Asymptotically (un)safe scattering amplitudes from scratch: a deep dive into the IR jungle

TL;DR

This paper investigates quantum gravity effects on scalar scattering amplitudes within the Asymptotic Safety framework, revealing limitations of common approximation methods and emphasizing the need for momentum-dependent analyses.

Contribution

It provides an analytic study of quantum gravity contributions to scattering amplitudes, highlighting the failure of derivative expansions and RG improvement techniques in massless theories.

Findings

Asymptotic safety does not guarantee bounded scattering amplitudes.

Gravitational logarithms dominate the IR in massless theories.

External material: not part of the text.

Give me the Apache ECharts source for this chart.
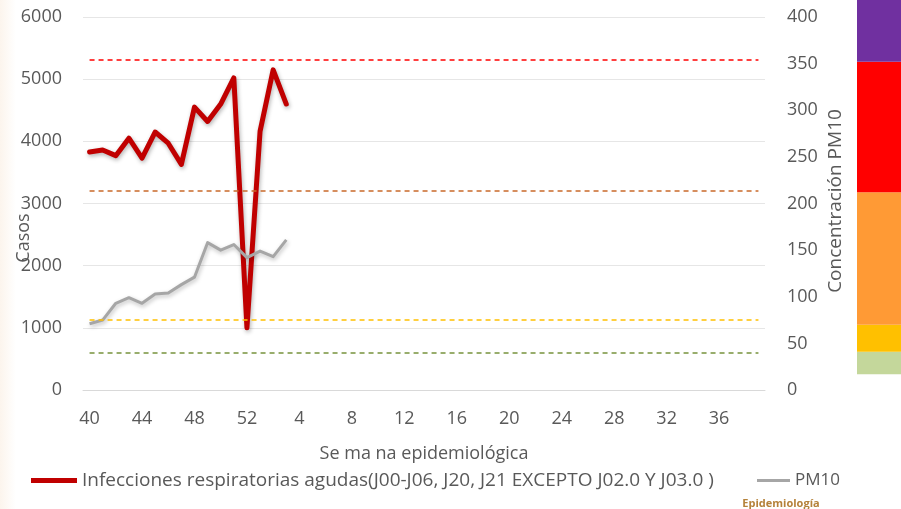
<!DOCTYPE html>
<html>
<head>
<meta charset="utf-8">
<script src="https://cdn.jsdelivr.net/npm/echarts@6/dist/echarts.min.js"></script>
<style>
  html, body { margin: 0; padding: 0; background: #ffffff; }
  #chart { width: 901px; height: 509px; }
</style>
</head>
<body>
<div id="chart"></div>
<script>
// Semanas epidemiológicas (40 a 52 y 1 a 39)
const weeks = [40, 41, 42, 43, 44, 45, 46, 47, 48, 49, 50, 51, 52,
  1, 2, 3, 4, 5, 6, 7, 8, 9, 10, 11, 12, 13, 14, 15, 16, 17, 18, 19, 20,
  21, 22, 23, 24, 25, 26, 27, 28, 29, 30, 31, 32, 33, 34, 35, 36, 37, 38, 39];

// Casos de infecciones respiratorias agudas por semana
const iraCases = [3830, 3860, 3770, 4050, 3730, 4150, 3970, 3630, 4550, 4320,
  4600, 5020, 1000, 4160, 5150, 4600];

// Concentración de PM10 por semana
const pm10 = [71, 75, 93, 99, 93, 103, 104, 113, 121, 158, 150, 156, 142, 149,
  143, 161];

// Umbrales de calidad del aire para PM10 (líneas punteadas)
const thresholdValues = [40, 75, 214, 354];
const thresholdColors = ['#77933C', '#FFC000', '#C9692A', '#FF0000'];

// Bandas de la barra de color a la derecha (límites en escala PM10)
const bandEdges = [17, 41, 70, 212, 352, 430];
const bandColors = ['#C4D79B', '#FFC000', '#FF9A35', '#FF0000', '#7030A0'];

const leftTicks = { min: 0, max: 6000, interval: 1000 };
const rightTicks = { min: 0, max: 400, interval: 50 };

const iraName = 'Infecciones respiratorias agudas(J00-J06, J20, J21 EXCEPTO J02.0 Y J03.0 )';
const pmName = 'PM10';

const textColor = '#595959';
const fontFamily = '"Open Sans", "DejaVu Sans", sans-serif';

const chart = echarts.init(document.getElementById('chart'), null, { renderer: 'canvas' });

const thresholdLines = thresholdValues.map((v, i) => ([
  { coord: [0, v], lineStyle: { color: thresholdColors[i] } },
  { coord: [weeks.length - 1, v] }
]));

chart.setOption({
  backgroundColor: '#ffffff',
  animation: false,
  textStyle: { fontFamily: fontFamily, color: textColor },
  grid: { left: 83, right: 136, top: 17, bottom: 119 },
  legend: [
    {
      data: [iraName],
      left: 26, top: 466,
      icon: 'rect', itemWidth: 46, itemHeight: 5,
      textStyle: { color: textColor, fontSize: 19, fontFamily: fontFamily },
      selectedMode: false
    },
    {
      data: [pmName],
      left: 752, top: 467,
      icon: 'rect', itemWidth: 33, itemHeight: 3,
      textStyle: { color: textColor, fontSize: 17, fontFamily: fontFamily },
      selectedMode: false
    }
  ],
  xAxis: {
    type: 'category',
    data: weeks,
    boundaryGap: true,
    name: 'Se ma na epidemiológica',
    nameLocation: 'middle',
    nameGap: 55,
    nameTextStyle: { fontSize: 18, color: textColor },
    axisLine: { show: true, lineStyle: { color: '#D9D9D9', width: 1 } },
    axisTick: { show: false },
    axisLabel: { interval: 3, fontSize: 18, color: textColor, margin: 20 }
  },
  yAxis: [
    {
      type: 'value',
      min: leftTicks.min, max: leftTicks.max, interval: leftTicks.interval,
      axisLine: { show: false },
      axisTick: { show: false },
      axisLabel: { fontSize: 18, color: textColor, margin: 21, formatter: (v) => String(v) },
      splitLine: { show: true, lineStyle: { color: '#E6E6E6', width: 1 } }
    },
    {
      type: 'value',
      min: rightTicks.min, max: rightTicks.max, interval: rightTicks.interval,
      axisLine: { show: false },
      axisTick: { show: false },
      axisLabel: { fontSize: 18, color: textColor, margin: 22 },
      splitLine: { show: false }
    }
  ],
  series: [
    {
      name: iraName,
      type: 'line',
      yAxisIndex: 0,
      data: iraCases,
      showSymbol: false,
      symbol: 'none',
      color: '#C00000',
      lineStyle: {
        width: 5, color: '#C00000', join: 'round', cap: 'round',
        shadowColor: 'rgba(0,0,0,0.3)', shadowBlur: 4, shadowOffsetX: 1, shadowOffsetY: 2
      },
      z: 3
    },
    {
      name: pmName,
      type: 'line',
      yAxisIndex: 1,
      data: pm10,
      showSymbol: false,
      symbol: 'none',
      color: '#A6A6A6',
      lineStyle: {
        width: 3, color: '#A6A6A6', join: 'round',
        shadowColor: 'rgba(0,0,0,0.25)', shadowBlur: 4, shadowOffsetX: 1, shadowOffsetY: 2
      },
      markLine: {
        silent: true,
        symbol: 'none',
        label: { show: false },
        lineStyle: { type: [5, 4], width: 1.5 },
        data: thresholdLines
      },
      z: 4
    }
  ]
});

// Barra de color de calidad del aire, rótulos de ejes y fondo tenue
function drawExtras() {
  const elements = [];
  elements.push({
    type: 'rect',
    silent: true,
    z: -10,
    shape: { x: 0, y: 0, width: 16, height: 509 },
    style: {
      fill: new echarts.graphic.LinearGradient(0, 0, 1, 0, [
        { offset: 0, color: 'rgba(248,232,215,0.45)' },
        { offset: 1, color: 'rgba(248,232,215,0)' }
      ])
    }
  });
  for (let i = 0; i < bandColors.length; i++) {
    const yBottom = chart.convertToPixel({ yAxisIndex: 1 }, bandEdges[i]);
    const yTop = Math.max(0, chart.convertToPixel({ yAxisIndex: 1 }, bandEdges[i + 1]));
    elements.push({
      type: 'rect',
      silent: true,
      shape: { x: 857, y: yTop, width: 44, height: yBottom - yTop },
      style: { fill: bandColors[i] }
    });
  }
  elements.push({
    type: 'text',
    silent: true,
    x: 24, y: 238, rotation: Math.PI / 2,
    style: {
      text: 'Casos', fill: textColor, font: '18px ' + fontFamily,
      align: 'center', verticalAlign: 'middle'
    }
  });
  elements.push({
    type: 'text',
    silent: true,
    x: 836, y: 201, rotation: Math.PI / 2,
    style: {
      text: 'Concentración PM10', fill: textColor, font: '19px ' + fontFamily,
      align: 'center', verticalAlign: 'middle'
    }
  });
  elements.push({
    type: 'text',
    silent: true,
    x: 781, y: 498,
    style: {
      text: 'Epidemiología', fill: '#B5823A', font: 'bold 11px ' + fontFamily,
      align: 'center', verticalAlign: 'top'
    }
  });
  chart.setOption({ graphic: { elements: elements } });
}
drawExtras();
</script>
</body>
</html>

Derivative expansion fails to predict Wilson coefficients accurately.

Abstract

We compute leading order quantum gravity contributions to a simple scalar scattering amplitude in Asymptotic Safety. Our model admits an analytic treatment so that several subtleties can be analysed. We find that (i) the existence of an asymptotically safe renormalisation group fixed point alone does not imply the boundedness of scattering amplitudes, (ii) gravitational logarithms can dominate the infrared regime of massless theories, (iii) a derivative expansion of the effective action fails quantitatively to predict the correct Wilson coefficients in massless theories, and (iv) standard renormalisation group improvement techniques fail qualitatively to describe the momentum dependence of correlation functions. Only momentum-dependent computations can resolve these issues. For theories that include massive fields, the derivative expansion can work effectively in most cases, but it can still fail for classically marginal couplings, and purely gravitational couplings. We also speculate about an effective realisation of the no-global-symmetries conjecture in Asymptotic Safety.